My personal favourite area is Berchtesgaden with its national park, literally my “place to be” when it comes to Alpine hiking. If you’re into medieval allure you should definitely visit Rothenburg ob der Tauber, the old town is surrounded by a still intact medieval town wall. And for cultural concerns I’d recommend the Glyptothek, the old and the new Pinakothek in Munich. Finally, even Würzburg got its sights. Being there you should pay a visit to the baroque Residence, which bears a great resemblance to Versailles. 

ИД: Besides the Alps I can also recommend Franconian Switzerland. Narrow gorges with beautiful steep walls, which are lined with many castles. The old town of Würzburg has some beautiful corners with historical value that you can not even list. Go on a hike and explore!

XIII. I always enjoy listening to black metal from around the world, who is the number one German black metal band, in your opinion, I should be listening to? 

MW: This question can’t be answered satisfactorily by only naming one band. When it comes to groundbreaking classic albums I have to mention Nagelfar’s album “Srontgorrth”. I recently discovered the band Kanonenfieber, a band perhaps similar to 1914 concerning the topic. If you prefer something related to Thursatru and a grim pagan flavour then you should listen to Nawaharjan’s album “Lokabrenna”. Last but definitely not least I’d like to mention Horn, an outstanding band in every sense.

ИД: The German black metal scene is pretty diverse. Depending on what specific kind of black metal you enjoy there’s a band that’s suitable for you. I specifically listen to ColdWorld, Lunar Aurora and Imperium Dekadenz.

XIV. To finish off, where can people listen to and/or buy EXPEDITION I : Dissonanzgrat when it’s released on 8th April? 

MW: We’ll launch a Bandcamp site at this very date, but you can listen to our EP on each and every possible digital platform [Spotify etc] out there. As well.
Some final words I’d like to say to you, Tom. With regard to your review I was really looking forward to your interview questions - and you did not disappoint. This was amusing and serious at the same time and I want to thank you for the enthusiasm and the grave interest that resonated within your questions.
Let me close this by quoting Wilson’s last words: "Off again, gorgeous day." Cheerio!

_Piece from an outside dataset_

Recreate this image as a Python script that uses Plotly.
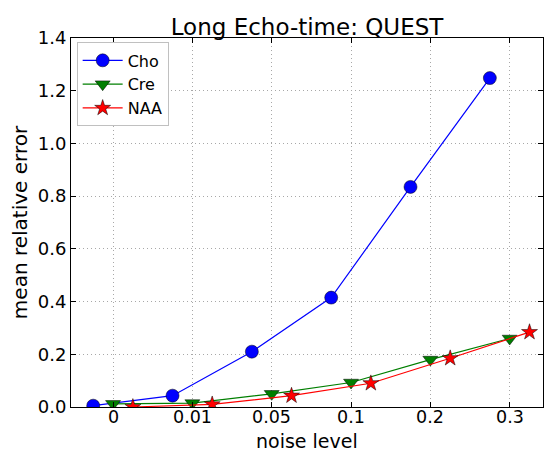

Vielen Dank für Ihre Zeit!

There we have it folks! My first foray into interviewing is complete and I hope you enjoyed it. This interview has definitely added some extra layers to my understanding of Antrisch and will help me listen to the EP in a whole new perspective. If you're itching to get your hands on EXPEDITION I : Dissonanzgrat then get yourself over to Antrisch's Bandcamp on the 8th April to grab yourself a digital copy. It has been an upmost pleasure to make this interview a Fjordhammer first. Once again thank you to Maurice Wilson, Robert Falcon Scott and Игорь Дятлов for giving up their time to conduct this interview with me and thank you for the kind words in return, I'm glad I managed to find a balance between amusing and serious! Of course Markus Eck from METALMESSAGE for making it all happen.